------ Task data

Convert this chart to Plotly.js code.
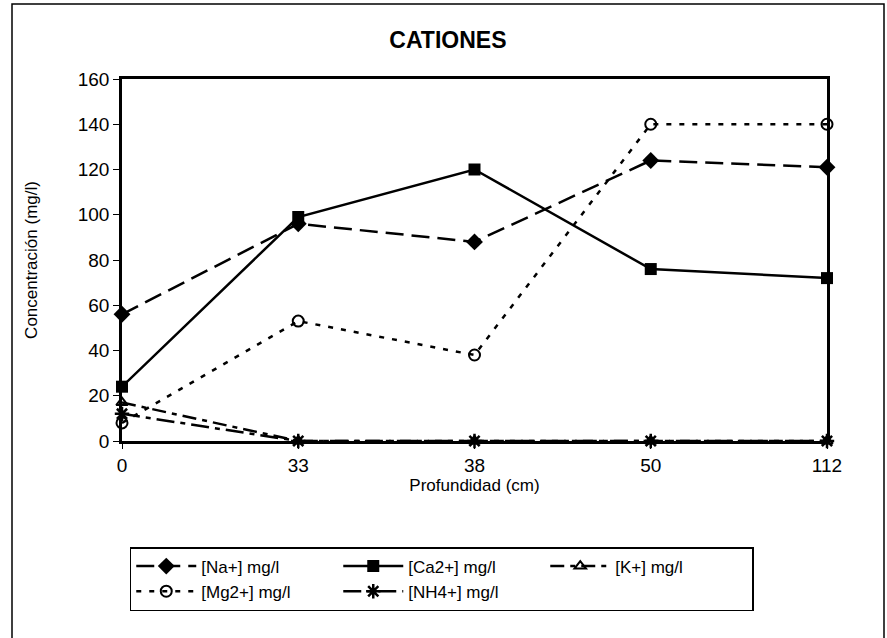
<!DOCTYPE html>
<html>
<head>
<meta charset="utf-8">
<script src="https://cdn.plot.ly/plotly-3.0.1.min.js"></script>
<style>html,body{margin:0;padding:0;background:#fff;}</style>
</head>
<body>
<div id="chart" style="width:887px;height:638px;"></div>
<script>
const depths = ["0", "33", "38", "50", "112"];
const na  = [56, 96, 88, 124, 121];
const ca  = [24, 99, 120, 76, 72];
const k   = [17, 0, 0, 0, 0];
const mg  = [8, 53, 38, 140, 140];
const nh4 = [12, 0, 0, 0, 0];

const seriesNames = ["[Na+] mg/l", "[Ca2+] mg/l", "[K+] mg/l", "[Mg2+] mg/l", "[NH4+] mg/l"];

function tr(name, y, dash, symbol, size, mlw) {
  return {
    x: depths, y: y, name: name, type: 'scatter', mode: 'lines+markers',
    cliponaxis: false,
    line: {color: '#000', width: 2.5, dash: dash},
    marker: {symbol: symbol, size: size, color: '#000', line: {color: '#000', width: mlw}}
  };
}

const data = [
  tr(seriesNames[0], na, '18px,8px', 'diamond', 13, 0),
  tr(seriesNames[1], ca, 'solid', 'square', 12, 0),
  tr(seriesNames[2], k, '14px,6px,5px,6px', 'triangle-up-open', 10, 2),
  tr(seriesNames[3], mg, '5px,8px', 'circle-open', 11, 2),
  tr(seriesNames[4], nh4, '18px,6px,5px,6px', 'asterisk-open', 12, 2.5)
];

const layout = {
  width: 887, height: 638,
  margin: {l: 122, r: 60, t: 79, b: 197},
  paper_bgcolor: '#fff', plot_bgcolor: '#fff',
  font: {family: 'Liberation Sans, Arial, sans-serif', color: '#000', size: 19},
  title: {text: '<b>CATIONES</b>', font: {size: 23, color: '#000'}, xref: 'container', x: 0.505, y: 0.937, yanchor: 'middle'},
  xaxis: {
    type: 'category', range: [0, 4],
    showline: true, linecolor: '#000', linewidth: 2.5, mirror: true,
    showgrid: false, zeroline: false,
    ticks: 'outside', ticklen: 5, tickcolor: '#000',
    tickfont: {size: 19},
    title: {text: 'Profundidad (cm)', font: {size: 17}, standoff: 3}
  },
  yaxis: {
    range: [0, 160], dtick: 20,
    showline: true, linecolor: '#000', linewidth: 2.5, mirror: true,
    showgrid: false, zeroline: false,
    ticks: 'outside', ticklen: 6, tickcolor: '#000',
    tickfont: {size: 19},
    title: {text: 'Concentración (mg/l)', font: {size: 17}, standoff: 36}
  },
  showlegend: true,
  legend: {
    orientation: 'h', x: 0.011, xanchor: 'left', y: -0.293, yanchor: 'top',
    bordercolor: '#000', borderwidth: 1.5, bgcolor: '#fff',
    font: {size: 17}, entrywidth: 132, entrywidthmode: 'pixels',
    tracegroupgap: 0, itemwidth: 60
  },
  shapes: [{
    type: 'rect', xref: 'paper', yref: 'paper',
    x0: (12 - 122) / 705, x1: (884 - 122) / 705,
    y0: (441 - 640) / 362, y1: (441 - 4) / 362,
    line: {color: '#000', width: 1.5}, fillcolor: 'rgba(0,0,0,0)', layer: 'below'
  }]
};

Plotly.newPlot('chart', data, layout, {displayModeBar: false, responsive: false});
</script>
</body>
</html>
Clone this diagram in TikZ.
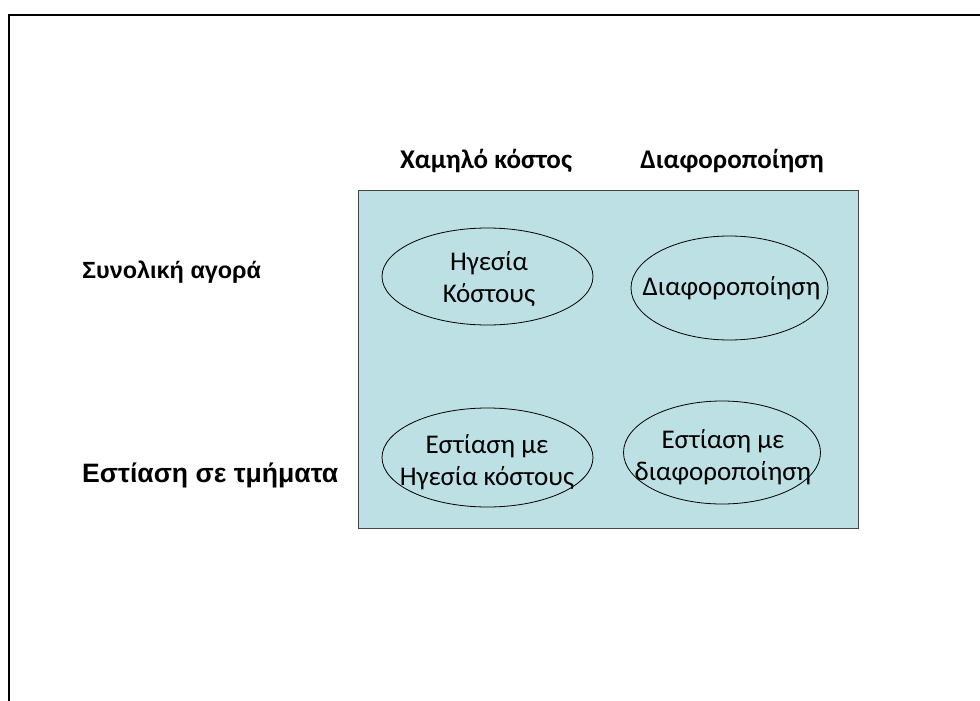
\documentclass[tikz,border=0pt]{standalone}
\usepackage{fontspec}
\setmainfont{Carlito}
\newfontfamily\arialf{Liberation Sans}
\usetikzlibrary{shapes.geometric}
\definecolor{boxfill}{RGB}{188,224,227}
\definecolor{boxline}{RGB}{70,70,70}
\tikzset{
  ell/.style={ellipse, draw=black, line width=0.8pt, inner sep=0pt},
  etext/.style={align=center, inner sep=0pt, font=\fontsize{27}{32}\selectfont},
  head/.style={anchor=base, inner sep=0pt, font=\fontsize{27}{32}\selectfont\bfseries},
  rowlab/.style={anchor=base west, inner sep=0pt},
}
\begin{document}
\begin{tikzpicture}[x=1pt,y=-1pt]
\useasboundingbox (0,0) rectangle (980,701);
% outer frame (top and left only)
\coordinate (fl) at (9,701);
\coordinate (ftl) at (9,15);
\coordinate (fr) at (980,15);
\draw[line width=1.8pt, black] (fl) -- (ftl) -- (fr);
% coloured box
\node[draw=boxline, fill=boxfill, line width=0.8pt, minimum width=500pt, minimum height=338pt, inner sep=0pt] (box) at (608,359) {};
% headers
\node[head] (h1) at (486,168) {Χαμηλό κόστος};
\node[head] (h2) at (732,168) {Διαφοροποίηση};
% row labels
\node[rowlab, font=\arialf\fontsize{23.4}{28}\selectfont\bfseries] (r1) at (82,278) {Συνολική αγορά};
\node[rowlab, font=\arialf\fontsize{26.6}{30}\selectfont\bfseries] (r2) at (82,482) {Εστίαση σε τμήματα};
% ellipses
\node[ell, minimum width=211pt, minimum height=97pt] (e1) at (487.5,276.5) {};
\node[ell, minimum width=197pt, minimum height=104pt] (e2) at (729.5,288) {};
\node[ell, minimum width=211pt, minimum height=99pt] (e3) at (487.5,457.5) {};
\node[ell, minimum width=197pt, minimum height=103pt] (e4) at (722,452.5) {};
% ellipse texts
\node[etext] (t1) at (489,279) {Ηγεσία\\Κόστους};
\node[etext] (t2) at (731.5,288) {Διαφοροποίηση};
\node[etext] (t3) at (487,462) {Εστίαση με\\Ηγεσία κόστους};
\node[etext] (t4) at (723,457) {Εστίαση με\\διαφοροποίηση};
\end{tikzpicture}
\end{document}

------------

» The exercise: Repeat the listing above exactly from its first line to the line containing "const nh4 = [12, 0, 0, 0, 0];", both included, and omit the pictures.

» Finished exercise:
Convert this chart to Plotly.js code.
<!DOCTYPE html>
<html>
<head>
<meta charset="utf-8">
<script src="https://cdn.plot.ly/plotly-3.0.1.min.js"></script>
<style>html,body{margin:0;padding:0;background:#fff;}</style>
</head>
<body>
<div id="chart" style="width:887px;height:638px;"></div>
<script>
const depths = ["0", "33", "38", "50", "112"];
const na  = [56, 96, 88, 124, 121];
const ca  = [24, 99, 120, 76, 72];
const k   = [17, 0, 0, 0, 0];
const mg  = [8, 53, 38, 140, 140];
const nh4 = [12, 0, 0, 0, 0];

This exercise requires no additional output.